■ Description of the task:
Search the material below for the word "this". Copy every line that has it.

■ Provided material:
- - - -
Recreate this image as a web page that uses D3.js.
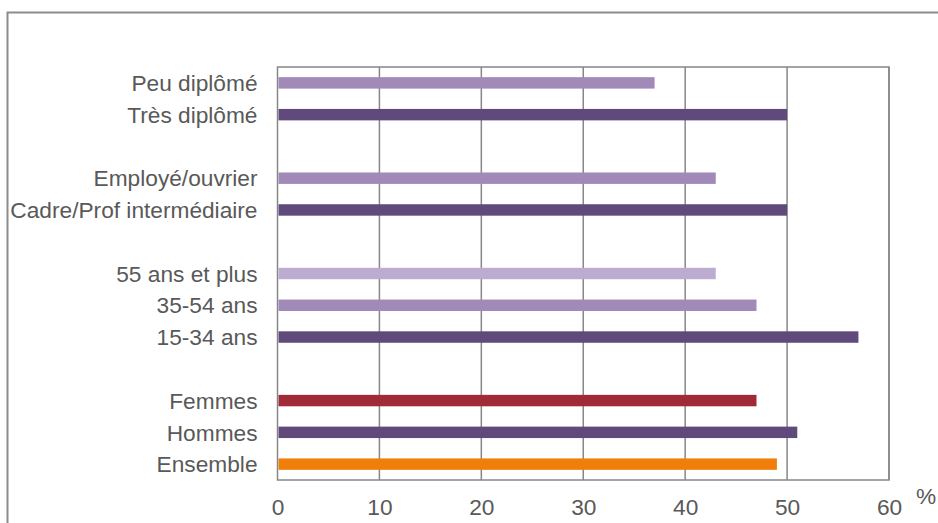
- - - -
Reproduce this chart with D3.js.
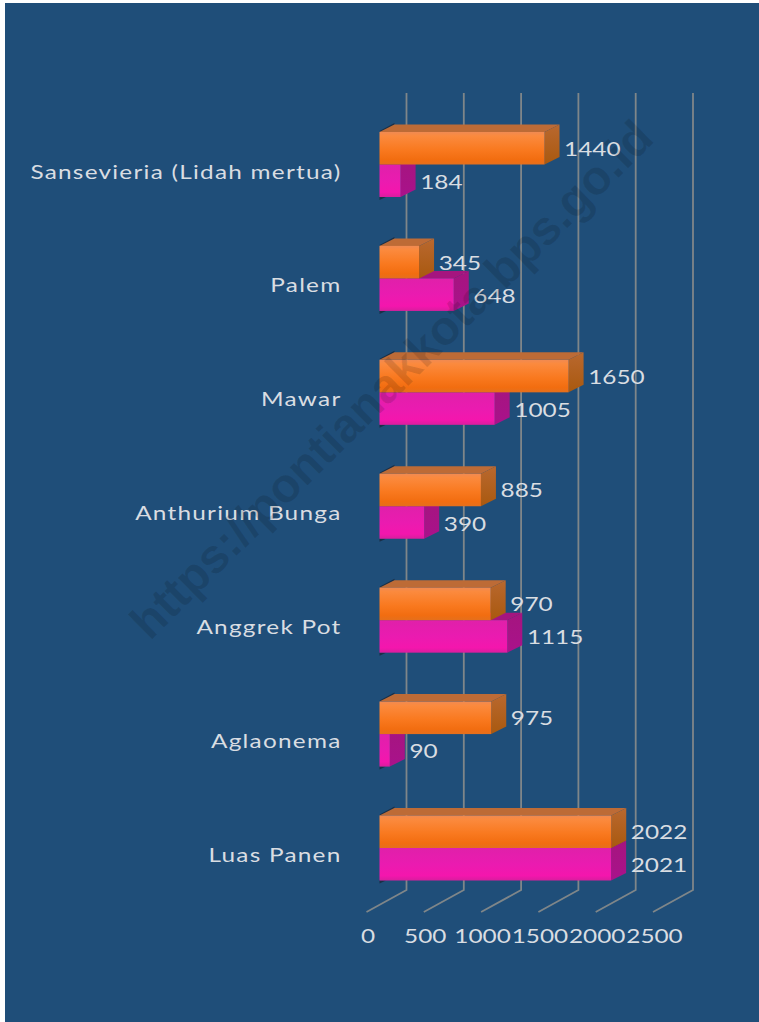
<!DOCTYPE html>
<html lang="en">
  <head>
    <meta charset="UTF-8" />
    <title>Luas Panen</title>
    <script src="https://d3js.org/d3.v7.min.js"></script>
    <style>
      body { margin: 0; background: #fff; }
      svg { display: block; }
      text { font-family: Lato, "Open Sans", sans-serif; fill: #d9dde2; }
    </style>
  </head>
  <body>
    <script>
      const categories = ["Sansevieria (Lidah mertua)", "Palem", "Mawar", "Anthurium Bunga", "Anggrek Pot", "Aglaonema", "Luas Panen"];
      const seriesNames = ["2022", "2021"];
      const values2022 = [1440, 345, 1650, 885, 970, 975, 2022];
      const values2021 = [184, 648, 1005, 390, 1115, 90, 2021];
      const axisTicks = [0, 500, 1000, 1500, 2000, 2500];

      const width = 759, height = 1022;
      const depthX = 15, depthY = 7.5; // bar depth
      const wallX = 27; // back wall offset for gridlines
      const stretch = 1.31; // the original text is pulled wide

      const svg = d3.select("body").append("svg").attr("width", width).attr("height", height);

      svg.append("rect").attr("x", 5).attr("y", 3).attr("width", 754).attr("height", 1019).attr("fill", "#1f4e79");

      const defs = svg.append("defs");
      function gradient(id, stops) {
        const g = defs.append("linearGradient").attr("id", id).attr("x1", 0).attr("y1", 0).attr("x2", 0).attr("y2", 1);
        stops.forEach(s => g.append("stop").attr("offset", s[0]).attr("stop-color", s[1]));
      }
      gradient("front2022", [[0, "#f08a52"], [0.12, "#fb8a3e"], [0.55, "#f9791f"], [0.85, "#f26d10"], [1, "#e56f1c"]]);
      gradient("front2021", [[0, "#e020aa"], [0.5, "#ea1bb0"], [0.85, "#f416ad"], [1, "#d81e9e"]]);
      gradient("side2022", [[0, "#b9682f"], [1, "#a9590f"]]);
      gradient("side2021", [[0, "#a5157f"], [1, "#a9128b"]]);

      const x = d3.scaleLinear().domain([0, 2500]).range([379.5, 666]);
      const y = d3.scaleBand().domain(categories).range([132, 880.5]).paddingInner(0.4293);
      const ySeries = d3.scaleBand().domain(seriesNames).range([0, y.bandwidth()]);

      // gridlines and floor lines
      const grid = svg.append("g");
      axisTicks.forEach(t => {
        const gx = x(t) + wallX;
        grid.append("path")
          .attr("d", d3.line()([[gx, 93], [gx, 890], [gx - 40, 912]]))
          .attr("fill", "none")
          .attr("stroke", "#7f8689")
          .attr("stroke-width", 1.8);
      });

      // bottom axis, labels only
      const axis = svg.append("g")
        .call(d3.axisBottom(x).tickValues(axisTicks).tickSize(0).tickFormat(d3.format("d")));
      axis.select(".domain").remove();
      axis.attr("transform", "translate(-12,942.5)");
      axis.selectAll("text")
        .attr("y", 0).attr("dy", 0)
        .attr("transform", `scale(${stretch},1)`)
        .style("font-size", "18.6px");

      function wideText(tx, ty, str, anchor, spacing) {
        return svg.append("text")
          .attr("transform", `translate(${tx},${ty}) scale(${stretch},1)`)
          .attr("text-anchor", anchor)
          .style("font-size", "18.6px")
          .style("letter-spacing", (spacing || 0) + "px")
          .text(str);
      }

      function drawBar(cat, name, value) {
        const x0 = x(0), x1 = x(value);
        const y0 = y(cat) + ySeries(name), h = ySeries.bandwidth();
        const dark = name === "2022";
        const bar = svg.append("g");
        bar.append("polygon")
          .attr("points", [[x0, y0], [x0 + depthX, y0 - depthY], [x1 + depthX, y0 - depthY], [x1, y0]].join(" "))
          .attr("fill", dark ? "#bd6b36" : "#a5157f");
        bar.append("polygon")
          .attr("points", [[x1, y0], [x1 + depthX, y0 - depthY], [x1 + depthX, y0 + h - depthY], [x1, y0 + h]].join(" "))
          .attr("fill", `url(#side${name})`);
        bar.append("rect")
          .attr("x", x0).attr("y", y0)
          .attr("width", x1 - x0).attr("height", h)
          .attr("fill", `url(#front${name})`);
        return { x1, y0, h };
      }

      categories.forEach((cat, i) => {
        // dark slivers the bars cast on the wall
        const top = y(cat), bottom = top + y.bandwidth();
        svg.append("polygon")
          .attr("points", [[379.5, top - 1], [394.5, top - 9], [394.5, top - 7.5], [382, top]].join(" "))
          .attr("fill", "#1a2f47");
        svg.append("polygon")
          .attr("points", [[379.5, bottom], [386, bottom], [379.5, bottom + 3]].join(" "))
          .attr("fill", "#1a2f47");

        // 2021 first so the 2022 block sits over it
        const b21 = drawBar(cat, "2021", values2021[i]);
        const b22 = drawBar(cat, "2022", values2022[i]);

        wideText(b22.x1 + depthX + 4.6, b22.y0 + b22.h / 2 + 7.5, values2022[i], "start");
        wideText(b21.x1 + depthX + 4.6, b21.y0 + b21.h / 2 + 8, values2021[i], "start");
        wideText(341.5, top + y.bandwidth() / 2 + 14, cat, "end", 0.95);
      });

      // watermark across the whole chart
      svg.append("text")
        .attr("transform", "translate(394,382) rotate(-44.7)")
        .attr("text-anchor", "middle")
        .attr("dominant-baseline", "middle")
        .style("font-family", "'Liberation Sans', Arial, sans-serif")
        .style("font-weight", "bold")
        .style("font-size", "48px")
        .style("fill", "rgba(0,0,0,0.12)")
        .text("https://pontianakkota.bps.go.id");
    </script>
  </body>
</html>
- - - -
■ Response to the exercise:
Recreate this image as a web page that uses D3.js.
Reproduce this chart with D3.js.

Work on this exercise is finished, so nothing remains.